Artículo publicado en el periódico Milenio el día 8 de julio del 2020.
SERGIO LÓPEZ AYLLÓN, Director e investigador del Cide
ISSA LUNA PLA, Investigadora de la UNAM
Pocos derechos son tan fundamentales para la democracia como la libertad de expresión. Paradójicamente, pocos enfrentan tantos cambios y amenazas.
La lista de agravios es larga: el terrible silencio de los periodistas asesinados; la autocensura de los sobrevivientes; el ataque o las amenazas a los medios de comunicación; los intentos, desde el gobierno, de controlar a los medios; o las demandas de “daño moral” contra voces críticas que osan cuestionar al poder.
Junto con lo anterior, han surgido nuevos fenómenos y prácticas.
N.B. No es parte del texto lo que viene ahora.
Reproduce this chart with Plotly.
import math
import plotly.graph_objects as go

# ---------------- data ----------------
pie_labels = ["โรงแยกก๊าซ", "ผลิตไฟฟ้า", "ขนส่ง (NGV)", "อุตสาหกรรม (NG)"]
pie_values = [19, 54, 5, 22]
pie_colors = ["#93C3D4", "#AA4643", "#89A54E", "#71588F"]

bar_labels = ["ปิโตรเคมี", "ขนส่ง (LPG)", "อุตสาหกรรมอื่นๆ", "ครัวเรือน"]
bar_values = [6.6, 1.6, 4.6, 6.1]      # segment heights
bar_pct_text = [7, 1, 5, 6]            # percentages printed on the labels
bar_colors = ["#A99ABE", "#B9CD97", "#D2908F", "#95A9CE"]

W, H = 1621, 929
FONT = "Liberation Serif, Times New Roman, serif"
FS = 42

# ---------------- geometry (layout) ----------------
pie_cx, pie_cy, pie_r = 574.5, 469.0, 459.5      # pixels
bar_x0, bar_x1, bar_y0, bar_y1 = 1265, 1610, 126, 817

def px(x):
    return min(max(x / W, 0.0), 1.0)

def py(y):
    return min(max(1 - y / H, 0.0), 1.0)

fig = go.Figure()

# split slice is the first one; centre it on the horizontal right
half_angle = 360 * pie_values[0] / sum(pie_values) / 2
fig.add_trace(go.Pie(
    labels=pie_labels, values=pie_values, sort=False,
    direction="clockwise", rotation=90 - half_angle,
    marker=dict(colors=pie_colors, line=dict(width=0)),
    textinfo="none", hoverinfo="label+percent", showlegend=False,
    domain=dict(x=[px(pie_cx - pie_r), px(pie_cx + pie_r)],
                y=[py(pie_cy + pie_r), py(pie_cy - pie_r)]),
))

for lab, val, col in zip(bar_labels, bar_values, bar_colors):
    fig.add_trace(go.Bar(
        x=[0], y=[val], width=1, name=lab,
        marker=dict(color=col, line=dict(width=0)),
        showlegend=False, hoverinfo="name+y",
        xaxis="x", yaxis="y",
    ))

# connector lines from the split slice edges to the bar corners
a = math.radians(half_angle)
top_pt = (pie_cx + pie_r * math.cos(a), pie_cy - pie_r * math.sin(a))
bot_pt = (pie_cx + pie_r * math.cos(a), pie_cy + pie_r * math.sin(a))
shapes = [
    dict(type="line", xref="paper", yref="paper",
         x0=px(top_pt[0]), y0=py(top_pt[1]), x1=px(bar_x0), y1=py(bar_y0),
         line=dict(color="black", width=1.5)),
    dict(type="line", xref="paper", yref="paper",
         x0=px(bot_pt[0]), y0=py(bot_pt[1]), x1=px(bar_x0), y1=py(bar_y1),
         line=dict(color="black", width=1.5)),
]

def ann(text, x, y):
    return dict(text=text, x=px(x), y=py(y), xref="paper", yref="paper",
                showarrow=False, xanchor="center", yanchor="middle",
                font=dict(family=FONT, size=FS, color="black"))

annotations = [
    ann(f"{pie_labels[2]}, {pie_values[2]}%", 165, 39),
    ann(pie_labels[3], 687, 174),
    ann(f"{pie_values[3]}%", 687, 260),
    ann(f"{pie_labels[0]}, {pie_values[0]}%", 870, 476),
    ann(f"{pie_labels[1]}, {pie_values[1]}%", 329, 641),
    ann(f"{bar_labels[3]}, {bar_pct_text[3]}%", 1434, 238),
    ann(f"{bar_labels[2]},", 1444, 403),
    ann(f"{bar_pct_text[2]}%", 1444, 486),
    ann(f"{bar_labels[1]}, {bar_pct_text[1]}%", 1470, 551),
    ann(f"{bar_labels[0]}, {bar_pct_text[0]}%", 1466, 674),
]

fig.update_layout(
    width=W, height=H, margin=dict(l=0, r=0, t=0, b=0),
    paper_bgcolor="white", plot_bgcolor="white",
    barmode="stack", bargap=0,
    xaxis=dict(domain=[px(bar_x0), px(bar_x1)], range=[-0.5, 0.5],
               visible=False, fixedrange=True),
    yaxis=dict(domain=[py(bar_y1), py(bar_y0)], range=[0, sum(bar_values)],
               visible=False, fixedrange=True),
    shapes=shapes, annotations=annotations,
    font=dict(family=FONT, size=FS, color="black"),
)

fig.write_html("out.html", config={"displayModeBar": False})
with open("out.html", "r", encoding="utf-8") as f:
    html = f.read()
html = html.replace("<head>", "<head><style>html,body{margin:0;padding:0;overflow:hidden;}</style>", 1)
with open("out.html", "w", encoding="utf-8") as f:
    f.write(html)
El diálogo informado se degrada, la crítica se banaliza y desprecia, y se incide en el espacio público para polarizar ideas y sentimientos. Uno de los problemas más visibles es el lugar dominante que ocupa el discurso presidencial.
Con frecuencia inusitada, el presidente de México ha utilizado su posición de poder para descalificar en las conferencias “mañaneras” a medios, periodistas y líderes de opinión. Se ha dicho que ejerce su “derecho de réplica”, que se trata de un “diálogo circular” o del ejercicio del “derecho a la información”. Todos estos argumentos son falaces. El presidente, cuando habla desde Palacio Nacional, lo hace con toda la investidura presidencial, y se olvida que, por su condición de autoridad, no ejerce la libertad de expresión, sino que cumple con su deber de informar.
Pero ese discurso público tiene consecuencias. La primera es un efecto inhibitorio equiparable a la censura. Cierto, no constituye una acción que limite directamente la libertad de expresión. Pero, de manera indirecta, genera que los destinatarios moderen o eliminen la crítica, por temor a las potenciales represalias, o por resentir el efecto de las “mañaneras” en las redes sociales artificialmente orientadas.
En efecto, existe evidencia de que desde el gobierno se orquestan acciones en redes sociales en torno a temas específicos que inhiben y dividen los mensajes alrededor de una idea hasta aniquilarla virtualmente. Esta estrategia, lejos de promover la tolerancia y el respeto propio de la democracia, genera potencialmente violencia. Esta es la segunda consecuencia que preocupa. Un discurso que polariza, intimida y estigmatiza se asemeja, por sus características y efectos, al discurso de odio.
Los límites al discurso desde el poder son una pieza faltante en la construcción constitucional de la libertad de expresión. Un poder que renuncia a su obligación de protegerla y que se apropia del discurso público, amenaza la libertad y la democracia misma. Urge una reflexión profunda que revitalice el sentido de esta libertad en tiempos de redes y presidencialismo, así como sus mecanismos de defensa y límites, si es que queremos preservar el derecho de expresar, con libertad, la disidencia.